На следующий день я отправился в Сент-Олбанс и проехал через неохраняемые ворота во двор большого особняка поздневикторианской эпохи Гленалмонда. Здесь началась моя работа, которая в итоге продлилась двадцать семь лет.
Глава 4
Немного о себе
Это книга о Киме Филби, о том, каким его знал я, и о том, как и где пересекались наши с ним жизненные пути. Но теперь я должен отступить от основного повествования, чтобы немного больше рассказать о себе. Ведь, возможно, читатель уже задавался вопросом: кто этот человек? что связывало их с Кимом? почему Филби пытался вовлечь его сначала в УСО, а затем в СИС? был ли здесь какой-нибудь скрытый мотив?
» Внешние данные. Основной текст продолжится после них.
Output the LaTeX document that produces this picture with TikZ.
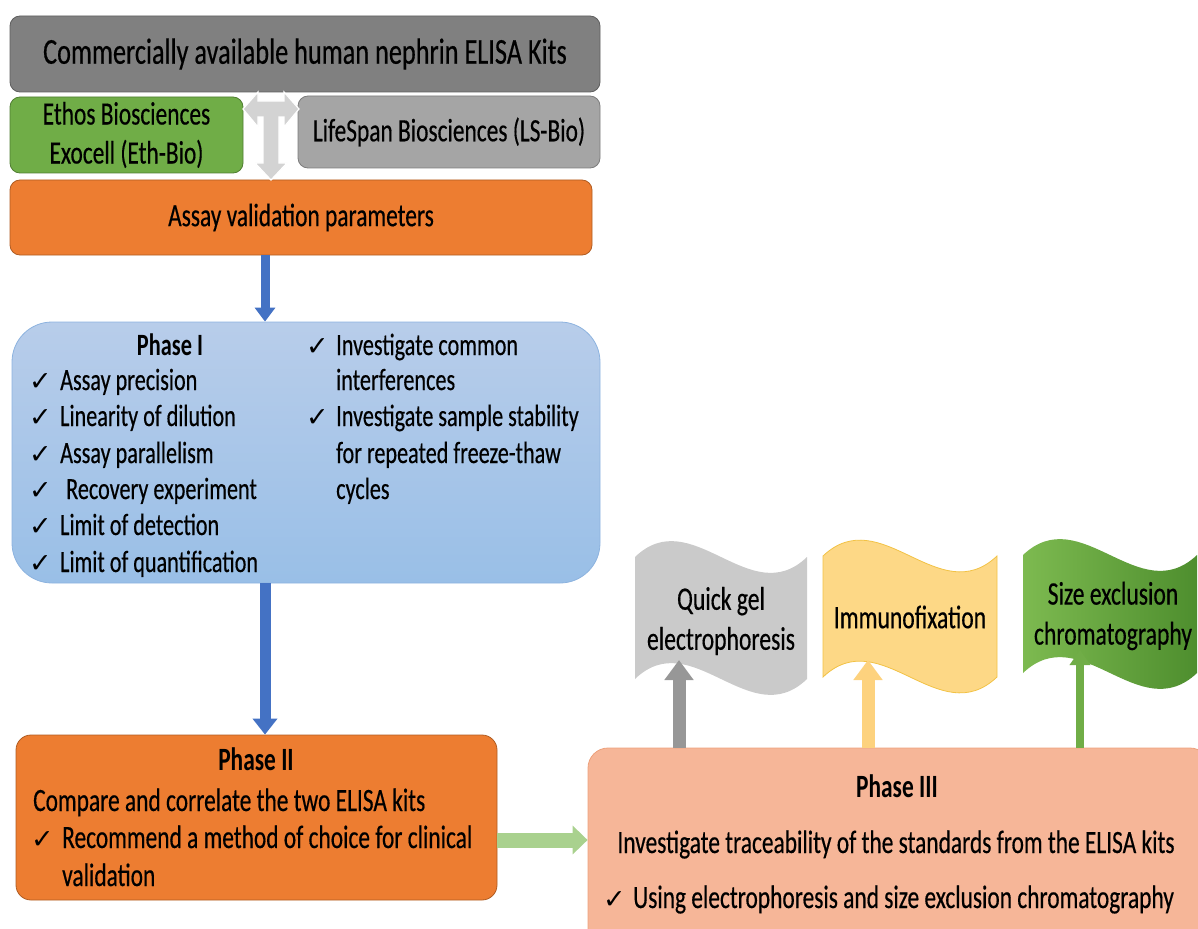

В статьях Sunday Times, опубликованных в 1967 году, высказывалось предположение, что я, возможно, сознательно или бессознательно, сыграл роль на одном из этапов реализации его честолюбивых замыслов в Секретной службе. То, что это могло поразить других, мне самому не приходило в голову до того, как я ознакомился с содержанием вышеупомянутых статей. Но теперь я понимаю, что эти предположения в целом не лишены оснований.
Отчасти это было связано с моим собственным образованием, квалификацией, способностями и складом ума. Выходит, мне придется рассказать о себе, даже отчасти похвалиться. Обещаю, впрочем, что мое отступление будет недолгим.